El monumento había sido erigido a toda prisa: en 10 meses. Desde noviembre de 1909, los transeúntes —escasos entre semana— habían visto que el ejército desmontaba el viejo kiosko: el hermoso Pabellón Morisco, —construido por don Ramón de lbarrola para la Exposición Internacional celebrada en París en 1889—, donde tanto tiempo se celebraron los sorteos de la lotería, y cargaba con él para ir a trasplantarlo en esa especie de remota sucursal de la verdadera, que era la reciente Alameda de Santa María la Ribera. Y vieron los vecinos cómo en lugar del pabellón, y por arte de magia, comenzaron a asentarse y crecer columnas, mármoles, oros; leones de nueve toneladas de peso cada uno, para sumar un gasto total de $390 685.96; dándole frente, como en reto o como en acatamiento, a lo que aún quedaba en pie de la iglesia y convento de Corpus Christi, construido por el mismo Pedro de Arrieta que otrora, en el XVIII, dio más y mejor agua a la Alameda; dándole centro y majestad al lado sur de la Alameda: como para que don Benito se recrease por la eternidad en ver cómo iba transformándose, creciendo, la que nacida calzada de San Francisco y del Calvario: en la que se solía rezar el vía crucis, fue rebautizada avenida Juárez porque por ella entró desde Patoni hasta Plateros y hacia Palacio: de poniente a oriente, tan triunfalmente como lo vimos en la televisión, el restaurador de la República en 1867.

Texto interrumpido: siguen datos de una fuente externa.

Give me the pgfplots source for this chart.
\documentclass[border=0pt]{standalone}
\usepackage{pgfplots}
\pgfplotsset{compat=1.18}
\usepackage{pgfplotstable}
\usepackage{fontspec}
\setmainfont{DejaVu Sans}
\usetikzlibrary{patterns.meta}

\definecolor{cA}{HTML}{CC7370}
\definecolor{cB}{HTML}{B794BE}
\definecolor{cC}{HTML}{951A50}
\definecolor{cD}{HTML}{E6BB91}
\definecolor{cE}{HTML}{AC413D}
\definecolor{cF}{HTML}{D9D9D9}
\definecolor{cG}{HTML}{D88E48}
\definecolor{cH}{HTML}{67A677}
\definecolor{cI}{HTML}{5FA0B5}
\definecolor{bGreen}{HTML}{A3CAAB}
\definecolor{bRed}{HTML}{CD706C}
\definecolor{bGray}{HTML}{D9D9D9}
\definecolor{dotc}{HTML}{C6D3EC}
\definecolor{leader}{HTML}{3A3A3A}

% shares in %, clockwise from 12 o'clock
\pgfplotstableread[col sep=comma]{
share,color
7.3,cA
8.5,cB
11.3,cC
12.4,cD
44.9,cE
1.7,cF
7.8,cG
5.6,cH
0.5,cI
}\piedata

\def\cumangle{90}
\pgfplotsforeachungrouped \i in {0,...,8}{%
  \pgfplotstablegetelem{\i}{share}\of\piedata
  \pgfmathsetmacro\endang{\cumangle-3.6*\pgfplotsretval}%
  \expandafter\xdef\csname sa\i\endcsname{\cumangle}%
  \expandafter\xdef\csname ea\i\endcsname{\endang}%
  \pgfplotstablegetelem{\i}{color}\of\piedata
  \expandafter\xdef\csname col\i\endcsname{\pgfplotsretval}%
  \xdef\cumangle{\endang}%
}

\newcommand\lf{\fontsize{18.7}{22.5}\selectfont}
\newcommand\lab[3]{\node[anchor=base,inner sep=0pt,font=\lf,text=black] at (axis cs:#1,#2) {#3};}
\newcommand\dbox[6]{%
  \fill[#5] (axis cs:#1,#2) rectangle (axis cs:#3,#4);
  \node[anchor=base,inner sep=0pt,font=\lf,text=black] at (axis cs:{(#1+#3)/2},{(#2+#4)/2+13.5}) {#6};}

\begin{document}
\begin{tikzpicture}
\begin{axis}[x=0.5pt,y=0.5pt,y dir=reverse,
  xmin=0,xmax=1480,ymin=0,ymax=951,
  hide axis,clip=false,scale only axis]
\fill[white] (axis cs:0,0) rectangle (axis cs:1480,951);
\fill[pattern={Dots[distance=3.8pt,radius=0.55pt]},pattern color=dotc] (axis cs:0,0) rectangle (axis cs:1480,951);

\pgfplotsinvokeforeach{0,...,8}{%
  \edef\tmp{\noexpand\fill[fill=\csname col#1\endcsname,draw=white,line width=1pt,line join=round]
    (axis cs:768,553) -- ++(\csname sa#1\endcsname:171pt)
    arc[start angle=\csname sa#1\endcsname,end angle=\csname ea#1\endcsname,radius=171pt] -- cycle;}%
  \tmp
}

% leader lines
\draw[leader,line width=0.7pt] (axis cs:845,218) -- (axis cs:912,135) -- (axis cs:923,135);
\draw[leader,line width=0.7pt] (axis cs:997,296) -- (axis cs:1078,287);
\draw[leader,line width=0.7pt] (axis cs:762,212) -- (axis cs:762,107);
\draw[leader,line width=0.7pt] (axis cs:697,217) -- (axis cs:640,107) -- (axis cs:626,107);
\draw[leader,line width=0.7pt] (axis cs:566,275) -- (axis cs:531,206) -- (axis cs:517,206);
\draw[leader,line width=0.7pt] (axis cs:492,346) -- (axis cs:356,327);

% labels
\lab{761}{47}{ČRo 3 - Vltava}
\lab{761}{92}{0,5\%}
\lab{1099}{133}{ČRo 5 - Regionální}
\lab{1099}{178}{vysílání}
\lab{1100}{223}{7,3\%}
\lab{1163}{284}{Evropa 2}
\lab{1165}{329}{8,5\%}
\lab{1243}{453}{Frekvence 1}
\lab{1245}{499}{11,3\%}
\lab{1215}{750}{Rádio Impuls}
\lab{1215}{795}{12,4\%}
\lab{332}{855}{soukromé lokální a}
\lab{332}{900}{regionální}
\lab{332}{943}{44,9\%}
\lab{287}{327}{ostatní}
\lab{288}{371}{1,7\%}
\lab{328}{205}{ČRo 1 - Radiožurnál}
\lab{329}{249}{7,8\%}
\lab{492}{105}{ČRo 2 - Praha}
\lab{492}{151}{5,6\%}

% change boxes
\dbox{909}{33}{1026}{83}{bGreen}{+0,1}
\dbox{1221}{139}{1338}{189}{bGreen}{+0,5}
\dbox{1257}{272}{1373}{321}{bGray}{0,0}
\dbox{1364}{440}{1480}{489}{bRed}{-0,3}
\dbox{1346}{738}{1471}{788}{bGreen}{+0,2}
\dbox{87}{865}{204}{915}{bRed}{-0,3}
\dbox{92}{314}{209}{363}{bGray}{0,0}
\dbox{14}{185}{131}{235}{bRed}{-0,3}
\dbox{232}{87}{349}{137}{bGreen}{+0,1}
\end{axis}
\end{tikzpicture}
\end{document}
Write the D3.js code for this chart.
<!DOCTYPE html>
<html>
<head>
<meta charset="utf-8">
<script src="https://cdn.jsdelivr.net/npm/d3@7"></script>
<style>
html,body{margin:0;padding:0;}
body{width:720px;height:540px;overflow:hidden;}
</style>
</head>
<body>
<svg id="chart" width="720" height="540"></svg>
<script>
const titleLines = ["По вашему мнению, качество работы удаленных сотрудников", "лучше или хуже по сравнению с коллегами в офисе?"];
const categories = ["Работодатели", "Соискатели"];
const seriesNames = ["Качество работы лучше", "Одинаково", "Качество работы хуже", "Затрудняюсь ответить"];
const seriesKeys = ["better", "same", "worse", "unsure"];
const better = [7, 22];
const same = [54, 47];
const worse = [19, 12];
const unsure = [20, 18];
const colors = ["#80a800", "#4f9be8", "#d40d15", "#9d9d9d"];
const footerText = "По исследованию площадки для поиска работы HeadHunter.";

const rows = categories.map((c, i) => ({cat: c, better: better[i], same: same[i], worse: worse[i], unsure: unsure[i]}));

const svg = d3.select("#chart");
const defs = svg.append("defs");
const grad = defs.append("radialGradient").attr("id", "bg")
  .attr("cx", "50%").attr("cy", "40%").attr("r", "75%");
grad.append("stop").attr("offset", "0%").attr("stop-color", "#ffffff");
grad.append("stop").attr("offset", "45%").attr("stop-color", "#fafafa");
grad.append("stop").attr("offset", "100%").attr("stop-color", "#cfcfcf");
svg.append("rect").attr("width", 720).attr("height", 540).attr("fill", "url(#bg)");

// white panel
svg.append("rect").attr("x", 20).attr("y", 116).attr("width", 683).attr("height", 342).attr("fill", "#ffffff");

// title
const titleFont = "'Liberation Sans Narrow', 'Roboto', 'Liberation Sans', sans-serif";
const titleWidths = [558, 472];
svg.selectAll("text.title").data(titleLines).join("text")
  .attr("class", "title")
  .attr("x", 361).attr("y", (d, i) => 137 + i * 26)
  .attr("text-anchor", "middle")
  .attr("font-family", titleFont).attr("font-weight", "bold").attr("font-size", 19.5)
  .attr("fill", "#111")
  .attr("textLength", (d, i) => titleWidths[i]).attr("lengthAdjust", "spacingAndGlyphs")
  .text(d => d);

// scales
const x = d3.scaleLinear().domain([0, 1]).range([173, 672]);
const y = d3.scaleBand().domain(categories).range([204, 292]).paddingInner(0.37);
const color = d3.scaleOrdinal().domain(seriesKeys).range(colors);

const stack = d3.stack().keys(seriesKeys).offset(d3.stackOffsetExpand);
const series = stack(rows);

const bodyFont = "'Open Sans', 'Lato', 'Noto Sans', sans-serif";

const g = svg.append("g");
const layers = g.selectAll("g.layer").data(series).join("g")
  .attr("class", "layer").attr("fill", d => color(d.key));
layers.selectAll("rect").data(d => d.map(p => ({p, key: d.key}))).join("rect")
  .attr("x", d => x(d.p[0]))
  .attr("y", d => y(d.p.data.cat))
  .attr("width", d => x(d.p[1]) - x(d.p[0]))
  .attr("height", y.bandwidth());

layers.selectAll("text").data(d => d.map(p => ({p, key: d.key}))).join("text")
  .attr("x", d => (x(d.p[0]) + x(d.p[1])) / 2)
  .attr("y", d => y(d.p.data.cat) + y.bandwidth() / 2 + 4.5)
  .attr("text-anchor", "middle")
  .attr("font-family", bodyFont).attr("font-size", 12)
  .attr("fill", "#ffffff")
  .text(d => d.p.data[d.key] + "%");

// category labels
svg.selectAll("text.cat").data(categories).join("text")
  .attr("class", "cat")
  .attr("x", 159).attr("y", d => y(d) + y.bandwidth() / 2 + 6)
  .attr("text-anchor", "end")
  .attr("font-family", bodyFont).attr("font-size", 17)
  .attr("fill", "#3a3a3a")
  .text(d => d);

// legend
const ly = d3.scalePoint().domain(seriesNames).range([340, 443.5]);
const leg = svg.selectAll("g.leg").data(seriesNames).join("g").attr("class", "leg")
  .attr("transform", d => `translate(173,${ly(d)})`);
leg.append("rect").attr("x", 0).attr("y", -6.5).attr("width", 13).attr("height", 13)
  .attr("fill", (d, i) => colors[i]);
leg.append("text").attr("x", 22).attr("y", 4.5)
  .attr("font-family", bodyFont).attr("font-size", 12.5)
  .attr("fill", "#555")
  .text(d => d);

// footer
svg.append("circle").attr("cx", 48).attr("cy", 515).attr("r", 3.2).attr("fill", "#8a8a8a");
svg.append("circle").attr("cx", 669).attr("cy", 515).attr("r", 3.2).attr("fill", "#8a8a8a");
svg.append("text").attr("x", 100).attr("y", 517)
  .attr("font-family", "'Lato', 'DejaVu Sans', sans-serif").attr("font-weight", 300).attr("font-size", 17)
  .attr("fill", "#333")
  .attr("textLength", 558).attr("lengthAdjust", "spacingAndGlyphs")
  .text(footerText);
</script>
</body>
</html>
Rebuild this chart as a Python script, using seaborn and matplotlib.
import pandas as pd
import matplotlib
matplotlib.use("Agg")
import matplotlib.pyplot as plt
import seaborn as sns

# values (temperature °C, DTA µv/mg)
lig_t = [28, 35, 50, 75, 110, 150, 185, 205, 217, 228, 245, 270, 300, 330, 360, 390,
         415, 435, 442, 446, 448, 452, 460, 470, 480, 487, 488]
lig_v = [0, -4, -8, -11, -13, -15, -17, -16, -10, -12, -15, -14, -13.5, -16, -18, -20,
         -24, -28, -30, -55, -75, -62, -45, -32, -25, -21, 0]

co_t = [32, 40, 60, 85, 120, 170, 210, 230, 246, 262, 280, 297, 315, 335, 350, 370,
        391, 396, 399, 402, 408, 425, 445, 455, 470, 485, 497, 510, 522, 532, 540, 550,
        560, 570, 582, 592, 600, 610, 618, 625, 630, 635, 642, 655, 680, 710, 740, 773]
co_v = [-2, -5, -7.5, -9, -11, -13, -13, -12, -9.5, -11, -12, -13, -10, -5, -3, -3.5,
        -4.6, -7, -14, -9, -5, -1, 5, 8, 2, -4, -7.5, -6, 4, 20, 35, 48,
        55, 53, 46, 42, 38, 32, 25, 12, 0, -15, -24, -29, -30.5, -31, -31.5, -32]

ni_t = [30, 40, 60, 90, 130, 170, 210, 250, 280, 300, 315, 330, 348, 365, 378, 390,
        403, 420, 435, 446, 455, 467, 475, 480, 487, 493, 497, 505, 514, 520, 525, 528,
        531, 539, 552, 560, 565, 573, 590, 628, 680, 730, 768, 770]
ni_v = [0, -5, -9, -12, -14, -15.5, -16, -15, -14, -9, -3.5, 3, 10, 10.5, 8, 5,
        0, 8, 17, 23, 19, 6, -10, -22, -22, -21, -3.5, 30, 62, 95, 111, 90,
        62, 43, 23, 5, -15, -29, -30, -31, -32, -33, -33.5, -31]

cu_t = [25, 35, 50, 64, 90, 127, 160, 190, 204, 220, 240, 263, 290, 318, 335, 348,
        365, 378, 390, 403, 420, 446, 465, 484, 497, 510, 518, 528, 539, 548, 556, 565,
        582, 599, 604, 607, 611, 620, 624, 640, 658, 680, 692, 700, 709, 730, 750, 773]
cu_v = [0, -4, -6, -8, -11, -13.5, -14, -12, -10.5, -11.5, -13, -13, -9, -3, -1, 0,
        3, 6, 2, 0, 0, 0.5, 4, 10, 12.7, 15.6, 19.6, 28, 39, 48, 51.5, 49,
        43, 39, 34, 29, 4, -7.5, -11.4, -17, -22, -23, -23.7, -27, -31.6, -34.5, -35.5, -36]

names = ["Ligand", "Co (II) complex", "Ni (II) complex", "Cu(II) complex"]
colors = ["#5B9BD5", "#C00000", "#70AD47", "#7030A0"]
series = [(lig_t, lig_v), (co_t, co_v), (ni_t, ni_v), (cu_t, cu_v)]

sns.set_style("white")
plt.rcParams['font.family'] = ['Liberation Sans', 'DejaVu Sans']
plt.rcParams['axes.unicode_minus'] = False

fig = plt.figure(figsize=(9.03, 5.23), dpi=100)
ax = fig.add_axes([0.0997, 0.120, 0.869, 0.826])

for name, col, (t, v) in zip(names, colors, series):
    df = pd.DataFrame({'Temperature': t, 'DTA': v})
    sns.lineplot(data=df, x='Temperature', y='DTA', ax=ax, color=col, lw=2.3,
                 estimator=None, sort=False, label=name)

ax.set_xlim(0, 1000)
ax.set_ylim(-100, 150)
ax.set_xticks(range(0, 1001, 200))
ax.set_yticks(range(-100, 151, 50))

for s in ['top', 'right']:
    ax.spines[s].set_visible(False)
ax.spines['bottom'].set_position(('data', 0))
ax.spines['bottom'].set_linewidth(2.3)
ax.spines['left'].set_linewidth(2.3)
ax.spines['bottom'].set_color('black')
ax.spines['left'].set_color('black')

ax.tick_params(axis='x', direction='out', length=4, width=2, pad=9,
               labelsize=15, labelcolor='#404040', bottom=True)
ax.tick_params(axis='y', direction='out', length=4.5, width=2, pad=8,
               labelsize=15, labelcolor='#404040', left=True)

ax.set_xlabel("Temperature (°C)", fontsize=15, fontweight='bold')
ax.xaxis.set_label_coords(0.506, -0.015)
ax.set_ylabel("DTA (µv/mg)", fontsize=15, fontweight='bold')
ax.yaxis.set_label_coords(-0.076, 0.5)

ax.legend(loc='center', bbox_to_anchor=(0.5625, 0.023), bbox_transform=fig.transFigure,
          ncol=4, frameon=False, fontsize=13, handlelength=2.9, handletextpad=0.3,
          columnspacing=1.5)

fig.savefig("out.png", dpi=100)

Aquel domingo 18 de septiembre todo se veía terminado. Lo único cubierto, reservado para que descorriera su telón tricolor el señor presidente don Porfirio Díaz, era el austero medallón de laureles que reza «Al Benemérito Benito Juárez, la Patria». Cuando —todo austeridad y levita: amor, orden y progreso— avanzó don Porfirio y corrió el telón, un Aaah multiplicó el asombro y subrayó el aplauso.